In the material below, the lines containing the word "React" are required; copy each of them.
□ □ □ □
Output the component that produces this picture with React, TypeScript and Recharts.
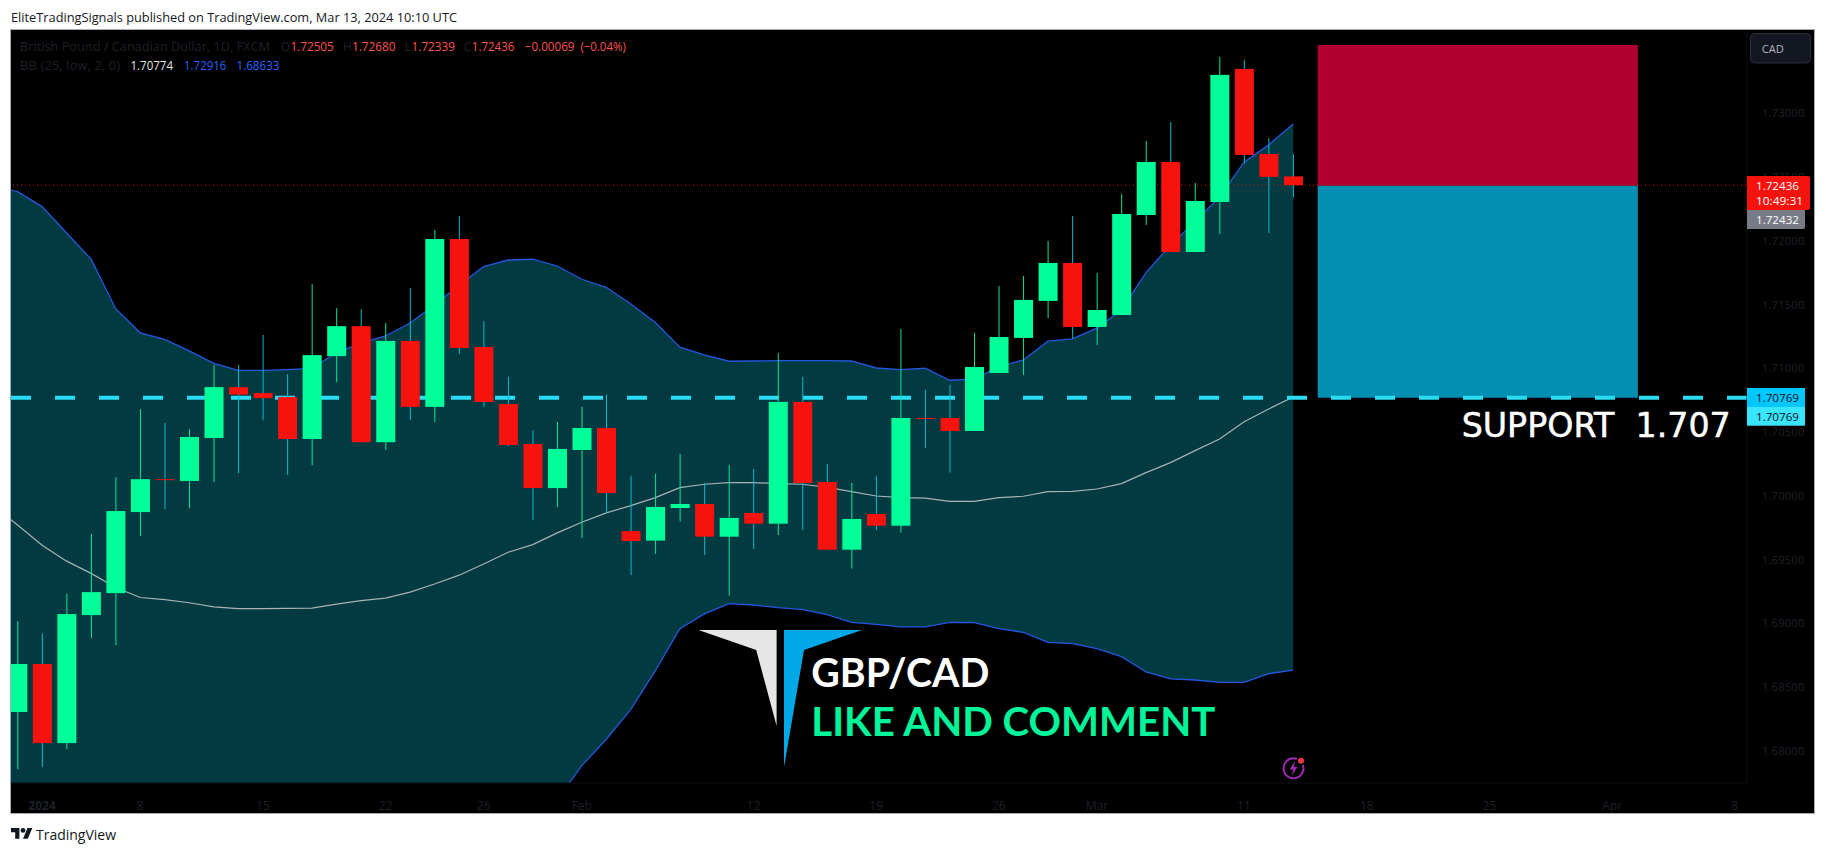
import React from 'react';
import {
  Area,
  Bar,
  ComposedChart,
  Line,
  ReferenceArea,
  XAxis,
  YAxis,
} from 'recharts';

// candles, one per trading day, starting at the first bar on screen
const opens = [
  1.68304, 1.6868, 1.6806, 1.69064, 1.69236, 1.69872, 1.7013, 1.70116, 1.70453, 1.70852, 1.70805,
  1.70774, 1.70445, 1.71095, 1.7133, 1.7042, 1.71214, 1.70697, 1.72014, 1.71167, 1.70719, 1.70406,
  1.7006, 1.70359, 1.70531, 1.69723, 1.69648, 1.69904, 1.69935, 1.69679, 1.69865, 1.69781, 1.70736,
  1.70108, 1.69577, 1.69857, 1.69765, 1.7061, 1.7061, 1.70508, 1.70963, 1.71238, 1.71528, 1.71826,
  1.71324, 1.71418, 1.72202, 1.72618, 1.71912, 1.72304, 1.73348, 1.72681, 1.72505,
];
const highs = [
  1.69017, 1.6892, 1.69233, 1.697, 1.70146, 1.7068, 1.7057, 1.70522, 1.71026, 1.71026, 1.71261,
  1.70954, 1.71661, 1.71471, 1.71463, 1.71355, 1.7163, 1.72085, 1.72194, 1.71369, 1.70932, 1.70514,
  1.70578, 1.70697, 1.70791, 1.70154, 1.70171, 1.70328, 1.701, 1.70241, 1.7021, 1.7112, 1.70932,
  1.70249, 1.701, 1.70155, 1.71308, 1.7083, 1.70869, 1.71277, 1.71645, 1.71724, 1.71998, 1.72195,
  1.71747, 1.72367, 1.72783, 1.72932, 1.72453, 1.73442, 1.73418, 1.72806, 1.7268,
];
const lows = [
  1.67855, 1.67874, 1.68013, 1.68884, 1.68829, 1.69684, 1.69894, 1.69902, 1.70107, 1.70176, 1.70594,
  1.70163, 1.7024, 1.7089, 1.7042, 1.70359, 1.70594, 1.70578, 1.71112, 1.70697, 1.70389, 1.69808,
  1.69911, 1.69667, 1.69864, 1.69377, 1.69543, 1.69797, 1.69535, 1.69216, 1.69582, 1.69692, 1.69731,
  1.69577, 1.69428, 1.69731, 1.69711, 1.70375, 1.70181, 1.70508, 1.70963, 1.70947, 1.71394, 1.7123,
  1.71183, 1.71418, 1.72124, 1.71912, 1.71912, 1.72053, 1.72608, 1.72061, 1.72339,
];
const closes = [
  1.6868, 1.6806, 1.69072, 1.69244, 1.6988, 1.7013, 1.70127, 1.70461, 1.70852, 1.70793, 1.70766,
  1.70445, 1.71103, 1.7133, 1.7042, 1.71214, 1.70697, 1.72014, 1.71159, 1.70735, 1.70398, 1.7006,
  1.70367, 1.70531, 1.70021, 1.69645, 1.69912, 1.69935, 1.69679, 1.69826, 1.69781, 1.70736, 1.701,
  1.69577, 1.69818, 1.69765, 1.7061, 1.70604, 1.70508, 1.7101, 1.71245, 1.71536, 1.71826, 1.71324,
  1.71457, 1.7221, 1.72618, 1.71912, 1.72312, 1.73301, 1.72673, 1.72501, 1.72436,
];

// Bollinger bands, the first value belongs to the day just left of the screen
const upperBand = [
  1.7243, 1.72385, 1.72268, 1.72061, 1.71855, 1.71467, 1.71278, 1.71226, 1.71136, 1.71038, 1.70983,
  1.70983, 1.7099, 1.70999, 1.71121, 1.71198, 1.71253, 1.71355, 1.71496, 1.71653, 1.71797, 1.71849,
  1.71855, 1.71802, 1.71698, 1.71635, 1.71504, 1.71358, 1.71165, 1.71104, 1.71055, 1.71057, 1.7106,
  1.7106, 1.7106, 1.71057, 1.71002, 1.70989, 1.71, 1.70906, 1.70914, 1.71012, 1.71065, 1.71212,
  1.7123, 1.71314, 1.71457, 1.7175, 1.71967, 1.7215, 1.72346, 1.72616, 1.72752, 1.72916,
];
const midBand = [
  1.69925, 1.6977, 1.69612, 1.69487, 1.69391, 1.6928, 1.69202, 1.69186, 1.69161, 1.69128, 1.69114,
  1.69114, 1.69117, 1.69119, 1.6915, 1.69178, 1.69197, 1.69244, 1.69308, 1.69377, 1.69465, 1.69557,
  1.69617, 1.69709, 1.69792, 1.69866, 1.69922, 1.69985, 1.70064, 1.7009, 1.70103, 1.70103, 1.70095,
  1.7009, 1.70066, 1.70032, 1.69998, 1.69985, 1.69982, 1.69956, 1.69956, 1.69985, 1.69996, 1.70032,
  1.70035, 1.70053, 1.70095, 1.70181, 1.7026, 1.70354, 1.70445, 1.70581, 1.70681, 1.70774,
];
const lowerBand = [
  1.6742, 1.67155, 1.66956, 1.66913, 1.66927, 1.67093, 1.67126, 1.67146, 1.67186, 1.67218, 1.67245,
  1.67245, 1.67244, 1.67239, 1.67179, 1.67158, 1.67141, 1.67133, 1.6712, 1.67101, 1.67133, 1.67265,
  1.67379, 1.67616, 1.67883, 1.6809, 1.68325, 1.68628, 1.68957, 1.69073, 1.69154, 1.69143, 1.69122,
  1.69107, 1.69067, 1.69007, 1.68991, 1.68971, 1.68971, 1.69007, 1.69005, 1.68957, 1.68929, 1.6885,
  1.6884, 1.68801, 1.68738, 1.68618, 1.68563, 1.68555, 1.68536, 1.68536, 1.68604, 1.68633,
];

const priceTicks = [1.68, 1.685, 1.69, 1.695, 1.7, 1.705, 1.71, 1.715, 1.72, 1.725, 1.73];
const timeTicks = [1, 5, 10, 15, 19, 23, 30, 35, 40, 44, 50, 55, 60, 65, 70];
const timeLabels = ['2024', '8', '15', '22', '26', 'Feb', '12', '19', '26', 'Mar', '11', '18', '25', 'Apr', '8'];

const supportLevel = 1.70769;
const lastPrice = 1.72436;
const positionTop = 1.73536;
const positionEntry = 1.72432;
const positionStart = 53;
const positionEnd = 66.05;

const rows = upperBand.map((upper, k) => ({
  day: k - 1,
  upper,
  mid: midBand[k],
  lower: lowerBand[k],
  open: opens[k - 1],
  high: highs[k - 1],
  low: lows[k - 1],
  close: closes[k - 1],
}));

// horizontal levels run past both pane edges and get clipped there
const supportRows = [
  { day: -1, level: supportLevel },
  { day: 71, level: supportLevel },
];
const lastPriceRows = [
  { day: -1, level: lastPrice },
  { day: 71, level: lastPrice },
];

const UP = '#00ff99';
const DOWN = '#f7130d';
const UP_WICK = '#00e896';
const DOWN_WICK = '#00bcd4';
const DIM = '#1c2029';
const FONT = '"Open Sans", sans-serif';

const Candle = (props: any) => {
  const { x, y, width, height, payload } = props;
  if (payload.high == null || !height) return null;
  const perUnit = height / (payload.high - payload.low);
  const isUp = payload.close >= payload.open;
  const top = y + (payload.high - Math.max(payload.open, payload.close)) * perUnit;
  const bodyH = Math.max(Math.abs(payload.close - payload.open) * perUnit, 1);
  const cx = x + width / 2;
  return (
    <g>
      <line x1={cx} x2={cx} y1={y} y2={y + height} stroke={isUp ? UP_WICK : DOWN_WICK} strokeWidth={1} />
      <rect x={x} y={top} width={width} height={bodyH} fill={isUp ? UP : DOWN} />
    </g>
  );
};

const TimeTick = (props: any) => {
  const { x, y, payload } = props;
  const label = timeLabels[timeTicks.indexOf(payload.value)];
  return (
    <text x={x} y={y + 7} textAnchor="middle" dominantBaseline="central" fill={DIM} fontSize={12} fontFamily={FONT} fontWeight={label === '2024' ? 700 : 400}>
      {label}
    </text>
  );
};

const Label = ({ x, y, w, color, children, size = 11 }: any) => (
  <text
    x={x}
    y={y}
    fill={color}
    fontFamily={FONT}
    fontSize={size}
    textLength={w}
    lengthAdjust="spacingAndGlyphs"
    dominantBaseline="central"
  >
    {children}
  </text>
);

const Overlay = () => (
  <svg width={1826} height={853} style={{ position: 'absolute', left: 0, top: 0, pointerEvents: 'none' }}>
    {/* legend */}
    <Label x={20} y={46.5} w={250} color={DIM} size={12}>British Pound / Canadian Dollar, 1D, FXCM</Label>
    <Label x={281} y={46.5} w={9} color={DIM} size={12}>O</Label>
    <Label x={290.4} y={46.5} w={43.4} color="#ff5252" size={12}>1.72505</Label>
    <Label x={343} y={46.5} w={9} color={DIM} size={12}>H</Label>
    <Label x={351.9} y={46.5} w={43.7} color="#ff5252" size={12}>1.72680</Label>
    <Label x={404.5} y={46.5} w={7} color={DIM} size={12}>L</Label>
    <Label x={411.6} y={46.5} w={43.4} color="#ff5252" size={12}>1.72339</Label>
    <Label x={463.8} y={46.5} w={8} color={DIM} size={12}>C</Label>
    <Label x={471.8} y={46.5} w={42.5} color="#ff5252" size={12}>1.72436</Label>
    <Label x={524.8} y={46.5} w={49.7} color="#ff5252" size={12}>−0.00069</Label>
    <Label x={580.4} y={46.5} w={45.4} color="#ff5252" size={12}>(−0.04%)</Label>
    <Label x={20} y={65.5} w={100} color={DIM} size={12}>BB (25, low, 2, 0)</Label>
    <Label x={130.5} y={65.5} w={42.5} color="#e8e8e8" size={12}>1.70774</Label>
    <Label x={184} y={65.5} w={42.4} color="#2962ff" size={12}>1.72916</Label>
    <Label x={236.5} y={65.5} w={43} color="#2962ff" size={12}>1.68633</Label>

    {/* price scale badges */}
    <rect x={1750.5} y={33.5} width={60} height={29.5} rx={4} fill="#131722" stroke="#2a2e39" />
    <Label x={1761.7} y={48.5} w={22} color="#b2b5be">CAD</Label>
    <path d="M1747 176H1808a2 2 0 0 1 2 2V208a2 2 0 0 1 -2 2H1747Z" fill={DOWN} />
    <Label x={1756} y={185.7} w={43} color="#ffffff">1.72436</Label>
    <Label x={1756} y={200.3} w={47} color="#ffffff">10:49:31</Label>
    <path d="M1747 210H1805V227a2 2 0 0 1 -2 2H1747Z" fill="#787b86" />
    <Label x={1756} y={219.5} w={43} color="#ffffff">1.72432</Label>
    <rect x={1747} y={388} width={58} height={19} fill="#00c8ff" />
    <Label x={1756} y={397.5} w={43} color="#0b0e14">1.70769</Label>
    <rect x={1747} y={407} width={58} height={18.7} fill="#38e6ff" />
    <Label x={1756} y={416.5} w={43} color="#0b0e14">1.70769</Label>

    {/* drawings on the chart */}
    <text x={1461.7} y={437} fill="#ffffff" stroke="#ffffff" strokeWidth={0.5} fontFamily='"DejaVu Sans", sans-serif' fontSize={33} textLength={269} lengthAdjust="spacingAndGlyphs" xmlSpace="preserve">SUPPORT  1.707</text>
    <polygon points="698.5,630 776.6,630 776.6,726 756.2,650" fill="#e6e6e6" />
    <polygon points="784,630 862,630 804,650 784,767.3" fill="#00a8e8" />
    <text x={811.3} y={686.7} fill="#ffffff" fontFamily="Lato, sans-serif" fontWeight={700} fontSize={41} textLength={178} lengthAdjust="spacingAndGlyphs">GBP/CAD</text>
    <text x={811.3} y={735.7} fill="#00f59b" fontFamily="Lato, sans-serif" fontWeight={700} fontSize={41} textLength={404} lengthAdjust="spacingAndGlyphs">LIKE AND COMMENT</text>

    {/* news icon */}
    <circle cx={1293.5} cy={768.3} r={10} fill="none" stroke="#9c27b0" strokeWidth={2} />
    <polygon points="1295,761 1289.5,769.5 1293,769.5 1292,775.5 1297.5,767 1294,767" fill="#9c27b0" />
    <circle cx={1301} cy={760.7} r={4.5} fill="#000000" />
    <circle cx={1301} cy={760.7} r={3} fill="#f23645" />

    {/* header and footer */}
    <Label x={11} y={16.5} w={446} color="#131722" size={13}>EliteTradingSignals published on TradingView.com, Mar 13, 2024 10:10 UTC</Label>
    <g transform="translate(11 825.6) scale(0.6)" fill="#131722">
      <path d="M14 22H7V11H0V4h14v18zM28 22h-8l7.5-18h8L28 22z" />
      <circle cx={20} cy={8} r={4} />
    </g>
    <Label x={36} y={834.4} w={80} color="#131722" size={14}>TradingView</Label>
  </svg>
);

export default function App() {
  return (
    <div style={{ position: 'absolute', left: 0, top: 0, width: 1826, height: 853, background: '#ffffff', overflow: 'hidden' }}>
      <div style={{ position: 'absolute', left: 10, top: 29, width: 1803, height: 783, border: '1px solid #a9abb0', background: '#000000' }}>
        <ComposedChart
          width={1803}
          height={783}
          data={rows}
          margin={{ top: 0, right: 0, bottom: 0, left: 0 }}
          barSize={19}
        >
          <XAxis
            dataKey="day"
            type="number"
            domain={[-0.267, 70.5]}
            allowDataOverflow
            ticks={timeTicks}
            interval={0}
            height={30}
            tickLine={false}
            axisLine={{ stroke: '#0d0f14' }}
            tickMargin={9}
            tick={TimeTick}
          />
          <YAxis
            orientation="right"
            type="number"
            domain={[1.67747, 1.73653]}
            allowDataOverflow
            ticks={priceTicks}
            interval={0}
            width={67}
            tickLine={false}
            axisLine={{ stroke: '#0d0f14' }}
            tickMargin={9}
            tick={{ fill: DIM, fontSize: 11.5, fontFamily: FONT }}
            tickFormatter={(v: number) => v.toFixed(5)}
          />
          <Area
            dataKey={(d: any) => [d.lower, d.upper]}
            type="linear"
            fill="#023a42"
            fillOpacity={1}
            stroke="#2457e0"
            strokeWidth={1.3}
            dot={false}
            activeDot={false}
            isAnimationActive={false}
            zIndex={100}
          />
          <ReferenceArea x1={positionStart} x2={positionEnd} y1={positionEntry} y2={positionTop} fill="#b00030" fillOpacity={1} stroke="none" zIndex={110} />
          <ReferenceArea x1={positionStart} x2={positionEnd} y1={supportLevel} y2={positionEntry} fill="#038eb3" fillOpacity={1} stroke="none" zIndex={110} />
          <Line dataKey="mid" type="linear" stroke="#aab2b5" strokeWidth={1.2} dot={false} activeDot={false} isAnimationActive={false} zIndex={120} />
          <Line data={lastPriceRows} dataKey="level" type="linear" stroke="#f7130d" strokeWidth={1} strokeDasharray="1 3" dot={false} activeDot={false} isAnimationActive={false} zIndex={130} />
          <Line data={supportRows} dataKey="level" type="linear" stroke="#2bdcf3" strokeWidth={4} strokeDasharray="20 24" strokeDashoffset={26} dot={false} activeDot={false} isAnimationActive={false} zIndex={130} />
          <Bar dataKey={(d: any) => (d.high == null ? null : [d.low, d.high])} shape={Candle} isAnimationActive={false} zIndex={300} />
        </ComposedChart>
      </div>
      <Overlay />
    </div>
  );
}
□ □ □ □
- **Result of the task**:
Output the component that produces this picture with React, TypeScript and Recharts.
import React from 'react';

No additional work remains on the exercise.